Treatment should be adjusted based on molecular evolution of the tumor.
—Stefan Sleijfer, MD, PhD
Formal discussant of the PAZOGIST trial at the European Society for Medical Oncology (ESMO) 2014 Congress, Stefan Sleijfer, MD, PhD, of Erasmus MC Cancer Institute, Rotterdam, the Netherlands, said “The title of my talk is ‘Small Molecules: Greater Success,’ and we are not yet there.”
He agreed with Dr. Blay that pazopanib (Votrient) deserves further study in patients with advanced gastrointestinal stromal tumor (GIST) but suggested that these studies be conducted using a mutational-profile treatment approach, adjusting for changes in driver mutations with disease progression.
“The introduction of imatinib [Gleevec] was a miracle; median overall survival now exceeds 5 years, whereas before imatinib, it was 9 months.

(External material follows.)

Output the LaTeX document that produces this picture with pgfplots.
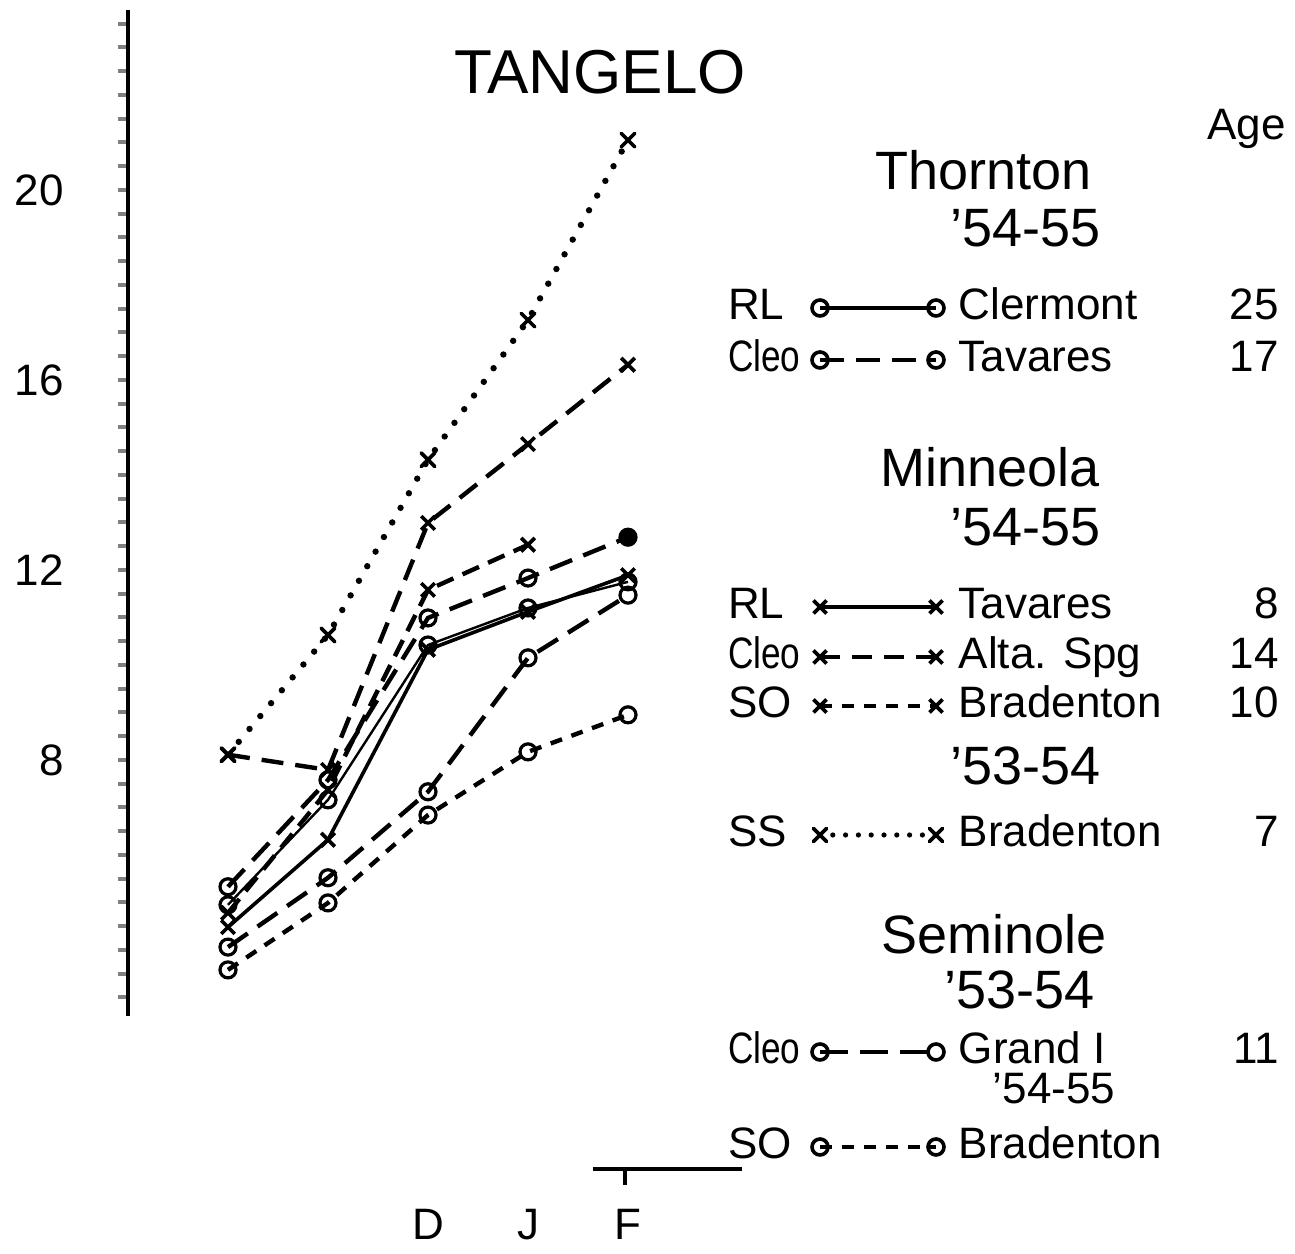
\documentclass[border=0pt]{standalone}
\usepackage{fontspec}
\setmainfont{Liberation Sans}
\usepackage{pgfplots}
\pgfplotsset{compat=1.18}

% header line in the key: strut height, left shift, text
\newcommand{\hd}[3]{\rule{0pt}{#1}\smash{\makebox[0pt][l]{\hspace*{#2}\fontsize{13.5}{15}\selectfont #3}}}
% sample line in the key: strut height, name, age
\newcommand{\rw}[3]{\rule{0pt}{#1}\smash{\makebox[80pt]{#2\hfill #3}}}

\pgfplotsset{
  pfx/.style={legend image code/.code={%
      \node[anchor=base west,inner sep=0pt] at (0pt,0pt) {\smash{#1}};
      \draw[##1] plot coordinates {(23pt,3pt) (52pt,3pt)};}},
}

\begin{document}
\begin{tikzpicture}
\begin{axis}[
  width=291.75pt, height=251.5pt, scale only axis,
  xmin=-1, xmax=10.67, ymin=2.61, ymax=23.79,
  clip=false,
  axis lines*=left,
  x axis line style={draw=none},
  y axis line style={line width=1pt},
  xtick={2,3,4}, xticklabels={D,J,F},
  xtick style={draw=none},
  xticklabel style={anchor=base, yshift=-53.5pt, font=\fontsize{11}{13}\selectfont},
  ytick={8,12,16,20},
  minor ytick={3,3.5,...,23.5},
  tick align=outside,
  ytick style={line width=1pt},
  major tick length=2.5pt, minor tick length=2.5pt,
  yticklabel style={font=\fontsize{11}{13}\selectfont, xshift=-10pt},
  /pgf/number format/assume math mode=true,
  legend style={draw=none, fill=none, inner sep=0pt, outer sep=0pt,
    row sep=0pt, column sep=3.7pt,
    cells={anchor=base west}, nodes={inner sep=0pt, text depth=0pt},
    font=\fontsize{11}{13}\selectfont,
    at={(axis cs:5,21.895)}, anchor=north west},
]

% SS Bradenton '53-54 (dotted)
\addplot[forget plot, line width=1.6pt, line cap=round, dash pattern=on 0pt off 4.2pt,
  mark=x, mark size=2.4pt, mark options={solid, line width=0.9pt}]
  coordinates {(0,8.11) (1,10.63) (2,14.32) (3,17.26) (4,21.05)};
% long dash x
\addplot[forget plot, line width=1.1pt, dash pattern=on 5.5pt off 3pt,
  mark=x, mark size=2.4pt, mark options={solid, line width=0.9pt}]
  coordinates {(0,8.11) (1,7.79) (2,12.99) (3,14.65) (4,16.32)};
% dash x, ends in January
\addplot[forget plot, line width=1.1pt, dash pattern=on 4.5pt off 2.5pt,
  mark=x, mark size=2.4pt, mark options={solid, line width=0.9pt}]
  coordinates {(0,4.78) (1,7.37) (2,11.58) (3,12.53)};
% long dash circles
\addplot[forget plot, line width=1.1pt, dash pattern=on 6pt off 3pt,
  mark=o, mark size=2pt, mark options={solid, line width=0.8pt}]
  coordinates {(0,5.33) (1,7.58) (2,10.99) (3,11.83) (4,12.69)};
\addplot[forget plot, only marks, mark=*, mark size=2pt]
  coordinates {(4,12.69)};
% solid x
\addplot[forget plot, line width=0.9pt,
  mark=x, mark size=2.4pt, mark options={solid, line width=0.9pt}]
  coordinates {(0,4.48) (1,6.32) (2,10.32) (3,11.12) (4,11.89)};
% thin solid circles
\addplot[forget plot, line width=0.6pt,
  mark=o, mark size=2pt, mark options={solid, line width=0.8pt}]
  coordinates {(0,4.95) (1,7.16) (2,10.42) (3,11.20) (4,11.75)};
% long dash circles (Grand I)
\addplot[forget plot, line width=1.1pt, dash pattern=on 6pt off 3pt,
  mark=o, mark size=2pt, mark options={solid, line width=0.8pt}]
  coordinates {(0,4.06) (1,5.52) (2,7.33) (3,10.15) (4,11.47)};
% short dash circles
\addplot[forget plot, line width=1.1pt, dash pattern=on 3pt off 2.5pt,
  mark=o, mark size=2pt, mark options={solid, line width=0.8pt}]
  coordinates {(0,3.58) (1,4.99) (2,6.84) (3,8.17) (4,8.95)};

% key
\addlegendimage{empty legend}\addlegendentry{\rule{0pt}{10pt}\smash{\makebox[81.75pt][r]{Age}}}
\addlegendimage{empty legend}\addlegendentry{\hd{12.5pt}{-21.25pt}{Thornton}}
\addlegendimage{empty legend}\addlegendentry{\hd{14.25pt}{-2.5pt}{’54-55}}
\addlegendimage{pfx=RL, line width=0.9pt, mark=o, mark size=2pt, mark options={solid}}
\addlegendentry{\rw{18.25pt}{Clermont}{25}}
\addlegendimage{pfx={\scalebox{0.8}[1]{Cleo}}, line width=0.9pt, dash pattern=on 6pt off 3pt, mark=o, mark size=2pt, mark options={solid}}
\addlegendentry{\rw{12.5pt}{Tavares}{17}}
\addlegendimage{empty legend}\addlegendentry{\hd{28.25pt}{-20pt}{Minneola}}
\addlegendimage{empty legend}\addlegendentry{\hd{14.75pt}{-2.5pt}{’54-55}}
\addlegendimage{pfx=RL, line width=0.9pt, mark=x, mark size=2.3pt, mark options={solid}}
\addlegendentry{\rw{18.25pt}{Tavares}{8}}
\addlegendimage{pfx={\scalebox{0.8}[1]{Cleo}}, line width=0.9pt, dash pattern=on 5pt off 3pt, mark=x, mark size=2.3pt, mark options={solid}}
\addlegendentry{\rw{12pt}{Alta. Spg}{14}}
\addlegendimage{pfx=SO, line width=0.9pt, dash pattern=on 3pt off 2.5pt, mark=x, mark size=2.3pt, mark options={solid}}
\addlegendentry{\rw{11.75pt}{Bradenton}{10}}
\addlegendimage{empty legend}\addlegendentry{\hd{16.25pt}{-2.5pt}{’53-54}}
\addlegendimage{pfx=SS, line width=1.3pt, line cap=round, dash pattern=on 0pt off 3.2pt, mark=x, mark size=2.3pt, mark options={solid, line width=0.9pt}}
\addlegendentry{\rw{15.5pt}{Bradenton}{7}}
\addlegendimage{empty legend}\addlegendentry{\hd{26.25pt}{-19.75pt}{Seminole}}
\addlegendimage{empty legend}\addlegendentry{\hd{13.75pt}{-4pt}{’53-54}}
\addlegendimage{pfx={\scalebox{0.8}[1]{Cleo}}, line width=0.9pt, dash pattern=on 7pt off 3pt, mark=o, mark size=2pt, mark options={solid}}
\addlegendentry{\rw{13.75pt}{Grand I}{11}}
\addlegendimage{empty legend}\addlegendentry{\rule{0pt}{9.5pt}\smash{\makebox[0pt][l]{\hspace*{8pt}\fontsize{11}{13}\selectfont ’54-55}}}
\addlegendimage{pfx=SO, line width=0.9pt, dash pattern=on 3pt off 2.5pt, mark=o, mark size=2pt, mark options={solid}}
\addlegendentry{\rw{13.75pt}{Bradenton}{}}

\node[font=\fontsize{15.5}{18}\selectfont] at (axis cs:3.72,22.48) {TANGELO};
% fragment of the month axis
\draw[line width=1pt] (axis cs:3.65,-0.61) -- (axis cs:5.14,-0.61);
\draw[line width=1pt] (axis cs:3.97,-0.61) -- (axis cs:3.97,-0.95);
% page extent
\path (axis cs:-2.28,-1.979) rectangle (axis cs:10.67,24.0);
\end{axis}
\end{tikzpicture}
\end{document}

However, despite great success with this drug in first-line therapy, the vast majority of patients develop resistance. In the second- and third-line settings, response rates are lower and there is a need for novel therapies,” he noted.
The best design of future trials should be based on the mutational drivers at the time of progression or resistance. “The drivers of GIST at diagnosis are c-KIT or [platelet-derived growth factor receptor (PDGFR)-alpha]. With a different molecular background at progression than at diagnosis, it is unlikely that one drug will produce stabilization after imatinib failure,” he said.
‘Playing Chess With Cancer’
“There are many considerations about what to do at disease progression, including combination treatments, inhibition of KIT signaling, and more precise targeting based on dominant clone. We are in essence playing chess with cancer,” Dr. Sleijfer commented.
“In my view, treatment should be adjusted based on molecular evolution of the tumor. We have to identify which KIT mutations cause imatinib resistance. We need tools to assess mutational profile dominant clone and a randomized study comparing traditional treatment vs treatment based on mutational profile,” Dr. Sleijfer elaborated.
“Pazopanib is a novel [tyrosine kinase inhibitor], and it deserves further study. The outcomes of this study are in contrast to the Ganjoo et al single-arm study. At first glance these results are discordant, but the first study was conducted in a small number of heterogeneous patients. The study presented by Dr. Blay has a stronger design, and I agree that further study of pazopanib is warranted,” Dr. Sleijfer stated. ■
Disclosure: Dr. Sleijfer has received research funding from GlaxoSmithKline and Novartis.